• [Exercise]
Write the data out again, character for character, with no images.

─── Data excerpt ───

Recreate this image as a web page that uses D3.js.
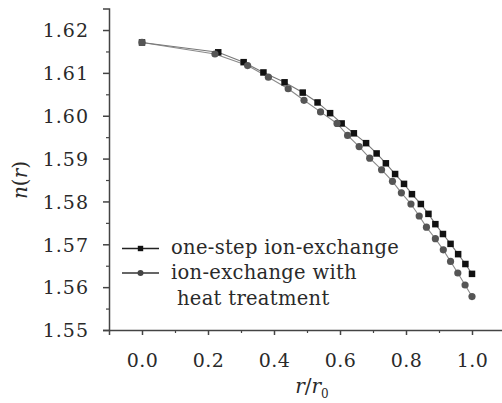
<!DOCTYPE html>
<html><head><meta charset="utf-8">
<script src="https://cdn.jsdelivr.net/npm/d3@7"></script>
<style>body{margin:0;background:#fff}svg{display:block}</style>
</head><body><svg id="c" width="502" height="403"></svg>
<script>
const squareX = [0, 0.231, 0.308, 0.368, 0.432, 0.487, 0.532, 0.570, 0.605, 0.642, 0.679, 0.711, 0.739, 0.767, 0.794, 0.818, 0.845, 0.868, 0.889, 0.912, 0.935, 0.958, 0.980, 1.0];
const squareY = [1.6171, 1.6148, 1.6125, 1.6101, 1.6078, 1.6054, 1.6031, 1.6006, 1.5982, 1.5959, 1.5936, 1.5912, 1.5889, 1.5864, 1.5841, 1.5817, 1.5794, 1.5771, 1.5747, 1.5724, 1.5701, 1.5677, 1.5654, 1.5631];
const circleX = [0, 0.221, 0.320, 0.383, 0.443, 0.491, 0.541, 0.591, 0.623, 0.658, 0.690, 0.726, 0.759, 0.786, 0.815, 0.840, 0.862, 0.889, 0.913, 0.935, 0.957, 0.979, 1.0];
const circleY = [1.6171, 1.6144, 1.6117, 1.6090, 1.6063, 1.6036, 1.6009, 1.5982, 1.5954, 1.5928, 1.5901, 1.5874, 1.5847, 1.5820, 1.5794, 1.5766, 1.5740, 1.5713, 1.5687, 1.5660, 1.5633, 1.5605, 1.5578];
const xTicks = [0.0, 0.2, 0.4, 0.6, 0.8, 1.0];
const yTicks = [1.55, 1.56, 1.57, 1.58, 1.59, 1.60, 1.61, 1.62];
const legendLabels = ["one-step ion-exchange", "ion-exchange with", "heat treatment"];

const FONT = "'DejaVu Serif', 'Liberation Serif', serif";
const svg = d3.select("#c");
const x = d3.scaleLinear().domain([-0.1, 1.1]).range([109, 505]);
const y = d3.scaleLinear().domain([1.55, 1.625]).range([330, 8.6]);

const axCol = "#444";
// X axis
const gx = svg.append("g").attr("transform", "translate(0,330)");
gx.call(d3.axisBottom(x).tickValues(xTicks).tickSize(5).tickFormat(d3.format(".1f")));
gx.attr("font-family", null).attr("font-size", null);
gx.select(".domain").attr("stroke", axCol).attr("stroke-width", 1.5);
gx.selectAll(".tick line").attr("stroke", axCol).attr("stroke-width", 1.5);
gx.selectAll(".tick text").attr("font-family", FONT).attr("font-size", 19).attr("letter-spacing", 0.4)
  .attr("fill", "#2a2a2a").attr("dy", "0").attr("y", 36.5);
const gxm = svg.append("g").attr("transform", "translate(0,330)");
gxm.call(d3.axisBottom(x).tickValues([0.1, 0.3, 0.5, 0.7, 0.9]).tickSize(3).tickFormat(""));
gxm.select(".domain").remove();
gxm.selectAll(".tick line").attr("stroke", axCol).attr("stroke-width", 1.2);

// Y axis
const gy = svg.append("g").attr("transform", "translate(109,0)");
gy.call(d3.axisLeft(y).tickValues(yTicks).tickSize(6).tickFormat(d3.format(".2f")).tickPadding(14));
gy.attr("font-family", null).attr("font-size", null);
gy.select(".domain").attr("stroke", axCol).attr("stroke-width", 1.5);
gy.selectAll(".tick line").attr("stroke", axCol).attr("stroke-width", 1.5);
gy.selectAll(".tick text").attr("font-family", FONT).attr("font-size", 19).attr("letter-spacing", 1)
  .attr("fill", "#2a2a2a").attr("dy", "0.36em");
const gym = svg.append("g").attr("transform", "translate(109,0)");
gym.call(d3.axisLeft(y).tickValues([1.555, 1.565, 1.575, 1.585, 1.595, 1.605, 1.615]).tickSize(3).tickFormat(""));
gym.select(".domain").remove();
gym.selectAll(".tick line").attr("stroke", axCol).attr("stroke-width", 1.2);

// Axis titles
const xt = svg.append("text").attr("x", 312).attr("y", 393).attr("text-anchor", "middle")
  .attr("font-family", FONT).attr("font-size", 20).attr("fill", "#2a2a2a");
xt.append("tspan").attr("font-style", "italic").text("r");
xt.append("tspan").text("/");
xt.append("tspan").attr("font-style", "italic").text("r");
xt.append("tspan").attr("dy", 5).attr("font-size", 12).text("0");

const yt = svg.append("text").attr("transform", "translate(27,180) rotate(-90)").attr("text-anchor", "middle")
  .attr("font-family", FONT).attr("font-size", 20).attr("fill", "#2a2a2a");
yt.append("tspan").attr("font-style", "italic").text("n");
yt.append("tspan").text("(");
yt.append("tspan").attr("font-style", "italic").text("r");
yt.append("tspan").text(")");

// Data
const sq = squareX.map((d, i) => [d, squareY[i]]);
const ci = circleX.map((d, i) => [d, circleY[i]]);
const line = d3.line().x(d => x(d[0])).y(d => y(d[1]));
svg.append("path").datum(ci).attr("d", line).attr("fill", "none").attr("stroke", "#8a8a8a").attr("stroke-width", 1.1);
svg.append("path").datum(sq).attr("d", line).attr("fill", "none").attr("stroke", "#777").attr("stroke-width", 1.1);
const s = 6.5;
svg.append("g").selectAll("rect").data(sq).join("rect")
  .attr("x", d => x(d[0]) - s / 2).attr("y", d => y(d[1]) - s / 2)
  .attr("width", s).attr("height", s).attr("fill", "#111");
svg.append("g").selectAll("circle").data(ci).join("circle")
  .attr("cx", d => x(d[0])).attr("cy", d => y(d[1])).attr("r", 3.6).attr("fill", "#555");

// Legend
const lg = svg.append("g");
const rows = [248.5, 273];
lg.append("line").attr("x1", 122).attr("x2", 159).attr("y1", rows[0]).attr("y2", rows[0]).attr("stroke", "#222").attr("stroke-width", 1.4);
lg.append("rect").attr("x", 140.5 - 2.7).attr("y", rows[0] - 2.7).attr("width", 5.4).attr("height", 5.4).attr("fill", "#111");
lg.append("line").attr("x1", 122).attr("x2", 159).attr("y1", rows[1]).attr("y2", rows[1]).attr("stroke", "#333").attr("stroke-width", 1.4);
lg.append("circle").attr("cx", 140.5).attr("cy", rows[1]).attr("r", 3).attr("fill", "#444");
const lt = [[171, 254], [171, 278.5], [177, 304.5]];
legendLabels.forEach((t, i) => {
  lg.append("text").attr("x", lt[i][0]).attr("y", lt[i][1]).attr("font-family", FONT)
    .attr("font-size", 19.5).attr("letter-spacing", 0.3).attr("fill", "#2a2a2a").text(t);
});
</script></body></html>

───

• [Exercise response]
Recreate this image as a web page that uses D3.js.
<!DOCTYPE html>
<html><head><meta charset="utf-8">
<script src="https://cdn.jsdelivr.net/npm/d3@7"></script>
<style>body{margin:0;background:#fff}svg{display:block}</style>
</head><body><svg id="c" width="502" height="403"></svg>
<script>
const squareX = [0, 0.231, 0.308, 0.368, 0.432, 0.487, 0.532, 0.570, 0.605, 0.642, 0.679, 0.711, 0.739, 0.767, 0.794, 0.818, 0.845, 0.868, 0.889, 0.912, 0.935, 0.958, 0.980, 1.0];
const squareY = [1.6171, 1.6148, 1.6125, 1.6101, 1.6078, 1.6054, 1.6031, 1.6006, 1.5982, 1.5959, 1.5936, 1.5912, 1.5889, 1.5864, 1.5841, 1.5817, 1.5794, 1.5771, 1.5747, 1.5724, 1.5701, 1.5677, 1.5654, 1.5631];
const circleX = [0, 0.221, 0.320, 0.383, 0.443, 0.491, 0.541, 0.591, 0.623, 0.658, 0.690, 0.726, 0.759, 0.786, 0.815, 0.840, 0.862, 0.889, 0.913, 0.935, 0.957, 0.979, 1.0];
const circleY = [1.6171, 1.6144, 1.6117, 1.6090, 1.6063, 1.6036, 1.6009, 1.5982, 1.5954, 1.5928, 1.5901, 1.5874, 1.5847, 1.5820, 1.5794, 1.5766, 1.5740, 1.5713, 1.5687, 1.5660, 1.5633, 1.5605, 1.5578];
const xTicks = [0.0, 0.2, 0.4, 0.6, 0.8, 1.0];
const yTicks = [1.55, 1.56, 1.57, 1.58, 1.59, 1.60, 1.61, 1.62];
const legendLabels = ["one-step ion-exchange", "ion-exchange with", "heat treatment"];

const FONT = "'DejaVu Serif', 'Liberation Serif', serif";
const svg = d3.select("#c");
const x = d3.scaleLinear().domain([-0.1, 1.1]).range([109, 505]);
const y = d3.scaleLinear().domain([1.55, 1.625]).range([330, 8.6]);

const axCol = "#444";
// X axis
const gx = svg.append("g").attr("transform", "translate(0,330)");
gx.call(d3.axisBottom(x).tickValues(xTicks).tickSize(5).tickFormat(d3.format(".1f")));
gx.attr("font-family", null).attr("font-size", null);
gx.select(".domain").attr("stroke", axCol).attr("stroke-width", 1.5);
gx.selectAll(".tick line").attr("stroke", axCol).attr("stroke-width", 1.5);
gx.selectAll(".tick text").attr("font-family", FONT).attr("font-size", 19).attr("letter-spacing", 0.4)
  .attr("fill", "#2a2a2a").attr("dy", "0").attr("y", 36.5);
const gxm = svg.append("g").attr("transform", "translate(0,330)");
gxm.call(d3.axisBottom(x).tickValues([0.1, 0.3, 0.5, 0.7, 0.9]).tickSize(3).tickFormat(""));
gxm.select(".domain").remove();
gxm.selectAll(".tick line").attr("stroke", axCol).attr("stroke-width", 1.2);

// Y axis
const gy = svg.append("g").attr("transform", "translate(109,0)");
gy.call(d3.axisLeft(y).tickValues(yTicks).tickSize(6).tickFormat(d3.format(".2f")).tickPadding(14));
gy.attr("font-family", null).attr("font-size", null);
gy.select(".domain").attr("stroke", axCol).attr("stroke-width", 1.5);
gy.selectAll(".tick line").attr("stroke", axCol).attr("stroke-width", 1.5);
gy.selectAll(".tick text").attr("font-family", FONT).attr("font-size", 19).attr("letter-spacing", 1)
  .attr("fill", "#2a2a2a").attr("dy", "0.36em");
const gym = svg.append("g").attr("transform", "translate(109,0)");
gym.call(d3.axisLeft(y).tickValues([1.555, 1.565, 1.575, 1.585, 1.595, 1.605, 1.615]).tickSize(3).tickFormat(""));
gym.select(".domain").remove();
gym.selectAll(".tick line").attr("stroke", axCol).attr("stroke-width", 1.2);

// Axis titles
const xt = svg.append("text").attr("x", 312).attr("y", 393).attr("text-anchor", "middle")
  .attr("font-family", FONT).attr("font-size", 20).attr("fill", "#2a2a2a");
xt.append("tspan").attr("font-style", "italic").text("r");
xt.append("tspan").text("/");
xt.append("tspan").attr("font-style", "italic").text("r");
xt.append("tspan").attr("dy", 5).attr("font-size", 12).text("0");

const yt = svg.append("text").attr("transform", "translate(27,180) rotate(-90)").attr("text-anchor", "middle")
  .attr("font-family", FONT).attr("font-size", 20).attr("fill", "#2a2a2a");
yt.append("tspan").attr("font-style", "italic").text("n");
yt.append("tspan").text("(");
yt.append("tspan").attr("font-style", "italic").text("r");
yt.append("tspan").text(")");

// Data
const sq = squareX.map((d, i) => [d, squareY[i]]);
const ci = circleX.map((d, i) => [d, circleY[i]]);
const line = d3.line().x(d => x(d[0])).y(d => y(d[1]));
svg.append("path").datum(ci).attr("d", line).attr("fill", "none").attr("stroke", "#8a8a8a").attr("stroke-width", 1.1);
svg.append("path").datum(sq).attr("d", line).attr("fill", "none").attr("stroke", "#777").attr("stroke-width", 1.1);
const s = 6.5;
svg.append("g").selectAll("rect").data(sq).join("rect")
  .attr("x", d => x(d[0]) - s / 2).attr("y", d => y(d[1]) - s / 2)
  .attr("width", s).attr("height", s).attr("fill", "#111");
svg.append("g").selectAll("circle").data(ci).join("circle")
  .attr("cx", d => x(d[0])).attr("cy", d => y(d[1])).attr("r", 3.6).attr("fill", "#555");

// Legend
const lg = svg.append("g");
const rows = [248.5, 273];
lg.append("line").attr("x1", 122).attr("x2", 159).attr("y1", rows[0]).attr("y2", rows[0]).attr("stroke", "#222").attr("stroke-width", 1.4);
lg.append("rect").attr("x", 140.5 - 2.7).attr("y", rows[0] - 2.7).attr("width", 5.4).attr("height", 5.4).attr("fill", "#111");
lg.append("line").attr("x1", 122).attr("x2", 159).attr("y1", rows[1]).attr("y2", rows[1]).attr("stroke", "#333").attr("stroke-width", 1.4);
lg.append("circle").attr("cx", 140.5).attr("cy", rows[1]).attr("r", 3).attr("fill", "#444");
const lt = [[171, 254], [171, 278.5], [177, 304.5]];
legendLabels.forEach((t, i) => {
  lg.append("text").attr("x", lt[i][0]).attr("y", lt[i][1]).attr("font-family", FONT)
    .attr("font-size", 19.5).attr("letter-spacing", 0.3).attr("fill", "#2a2a2a").text(t);
});
</script></body></html>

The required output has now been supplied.